_YOUR INSTRUCTIONS:_ Write out all the entries word for word and omit any pictures.

_RECORDED INFORMATION:_
## START

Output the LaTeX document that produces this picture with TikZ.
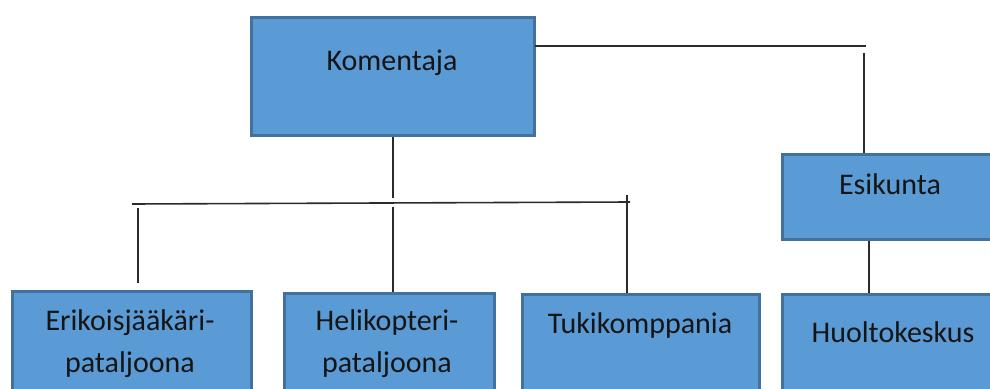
\documentclass[tikz,border=0pt]{standalone}
\usepackage{fontspec}
\setmainfont{Carlito}
\definecolor{boxfill}{HTML}{5B9BD5}
\definecolor{boxborder}{HTML}{41719C}
\definecolor{linecol}{HTML}{2B2B2B}
\definecolor{txtcol}{HTML}{151515}
\begin{document}
\begin{tikzpicture}[x=1pt,y=-1pt,
  orgbox/.style={rectangle, draw=boxborder, line width=2.6pt, fill=boxfill, inner sep=0pt, anchor=north west},
  lbl/.style={text=txtcol, font=\fontsize{30}{42}\selectfont, align=center, inner sep=0pt},
  conn/.style={draw=linecol, line width=1.6pt}]
\useasboundingbox (0,0) rectangle (990,388);
\fill[white] (0,0) rectangle (990,388);
% boxes
\node[orgbox, minimum width=283pt, minimum height=118pt] (kom) at (250,16) {};
\node[orgbox, minimum width=230pt, minimum height=85pt] (esi) at (781,153) {};
\node[orgbox, minimum width=239pt, minimum height=130pt] (eri) at (11,290) {};
\node[orgbox, minimum width=210pt, minimum height=130pt] (hel) at (283,292) {};
\node[orgbox, minimum width=237pt, minimum height=130pt] (tuki) at (521,293) {};
\node[orgbox, minimum width=230pt, minimum height=130pt] (huol) at (781,293) {};
% labels
\node[lbl] (tkom) at (392,63) {Komentaja};
\node[lbl] (tesi) at (890,184) {Esikunta};
\node[lbl] (teri) at (130,344) {Erikoisjääkäri-\\pataljoona};
\node[lbl] (thel) at (387,344) {Helikopteri-\\pataljoona};
\node[lbl] (ttuki) at (640,325) {Tukikomppania};
\node[lbl] (thuol) at (893,332) {Huoltokeskus};
% connector points
\coordinate (kr1) at (535,46);
\coordinate (kr2) at (866,46);
\coordinate (et) at (864,53);
\coordinate (kd) at (393,198);
\coordinate (busl) at (132,204);
\coordinate (busr) at (630,202);
\coordinate (erit) at (138,208);
\coordinate (erib) at (138,283);
\coordinate (helt) at (393,207);
\coordinate (tukt) at (627,195);
\coordinate (hut) at (869,238);
% connectors
\draw[conn] (kr1) -- (kr2);
\draw[conn] (et) -- (et |- esi.north);
\draw[conn] (kom.south -| kd) -- (kd);
\draw[conn] (busl) -- (busr);
\draw[conn] (erit) -- (erib);
\draw[conn] (helt) -- (helt |- hel.north);
\draw[conn] (tukt) -- (tukt |- tuki.north);
\draw[conn] (hut |- esi.south) -- (hut |- huol.north);
\end{tikzpicture}
\end{document}
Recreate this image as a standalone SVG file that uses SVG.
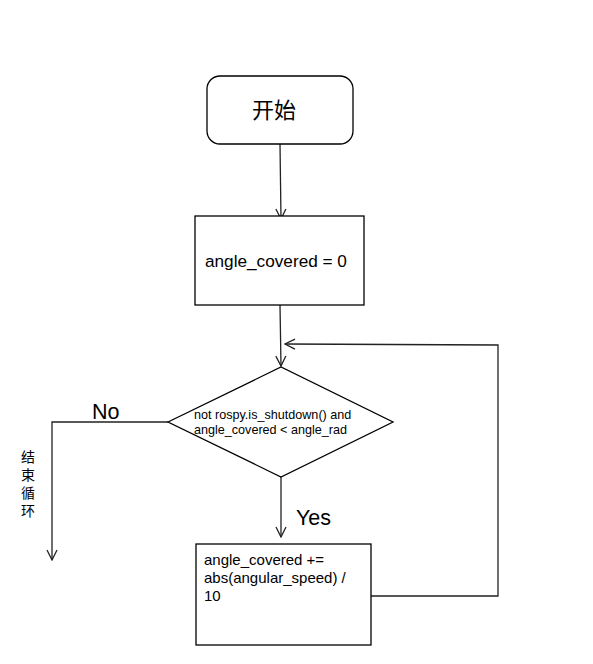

## END

_RESPONSE FOR THIS EXERCISE:_
Output the LaTeX document that produces this picture with TikZ.
\documentclass[tikz,border=0pt]{standalone}
\usepackage{fontspec}
\setmainfont{Carlito}
\definecolor{boxfill}{HTML}{5B9BD5}
\definecolor{boxborder}{HTML}{41719C}
\definecolor{linecol}{HTML}{2B2B2B}
\definecolor{txtcol}{HTML}{151515}
\begin{document}
\begin{tikzpicture}[x=1pt,y=-1pt,
  orgbox/.style={rectangle, draw=boxborder, line width=2.6pt, fill=boxfill, inner sep=0pt, anchor=north west},
  lbl/.style={text=txtcol, font=\fontsize{30}{42}\selectfont, align=center, inner sep=0pt},
  conn/.style={draw=linecol, line width=1.6pt}]
\useasboundingbox (0,0) rectangle (990,388);
\fill[white] (0,0) rectangle (990,388);
% boxes
\node[orgbox, minimum width=283pt, minimum height=118pt] (kom) at (250,16) {};
\node[orgbox, minimum width=230pt, minimum height=85pt] (esi) at (781,153) {};
\node[orgbox, minimum width=239pt, minimum height=130pt] (eri) at (11,290) {};
\node[orgbox, minimum width=210pt, minimum height=130pt] (hel) at (283,292) {};
\node[orgbox, minimum width=237pt, minimum height=130pt] (tuki) at (521,293) {};
\node[orgbox, minimum width=230pt, minimum height=130pt] (huol) at (781,293) {};
% labels
\node[lbl] (tkom) at (392,63) {Komentaja};
\node[lbl] (tesi) at (890,184) {Esikunta};
\node[lbl] (teri) at (130,344) {Erikoisjääkäri-\\pataljoona};
\node[lbl] (thel) at (387,344) {Helikopteri-\\pataljoona};
\node[lbl] (ttuki) at (640,325) {Tukikomppania};
\node[lbl] (thuol) at (893,332) {Huoltokeskus};
% connector points
\coordinate (kr1) at (535,46);
\coordinate (kr2) at (866,46);
\coordinate (et) at (864,53);
\coordinate (kd) at (393,198);
\coordinate (busl) at (132,204);
\coordinate (busr) at (630,202);
\coordinate (erit) at (138,208);
\coordinate (erib) at (138,283);
\coordinate (helt) at (393,207);
\coordinate (tukt) at (627,195);
\coordinate (hut) at (869,238);
% connectors
\draw[conn] (kr1) -- (kr2);
\draw[conn] (et) -- (et |- esi.north);
\draw[conn] (kom.south -| kd) -- (kd);
\draw[conn] (busl) -- (busr);
\draw[conn] (erit) -- (erib);
\draw[conn] (helt) -- (helt |- hel.north);
\draw[conn] (tukt) -- (tukt |- tuki.north);
\draw[conn] (hut |- esi.south) -- (hut |- huol.north);
\end{tikzpicture}
\end{document}
Recreate this image as a standalone SVG file that uses SVG.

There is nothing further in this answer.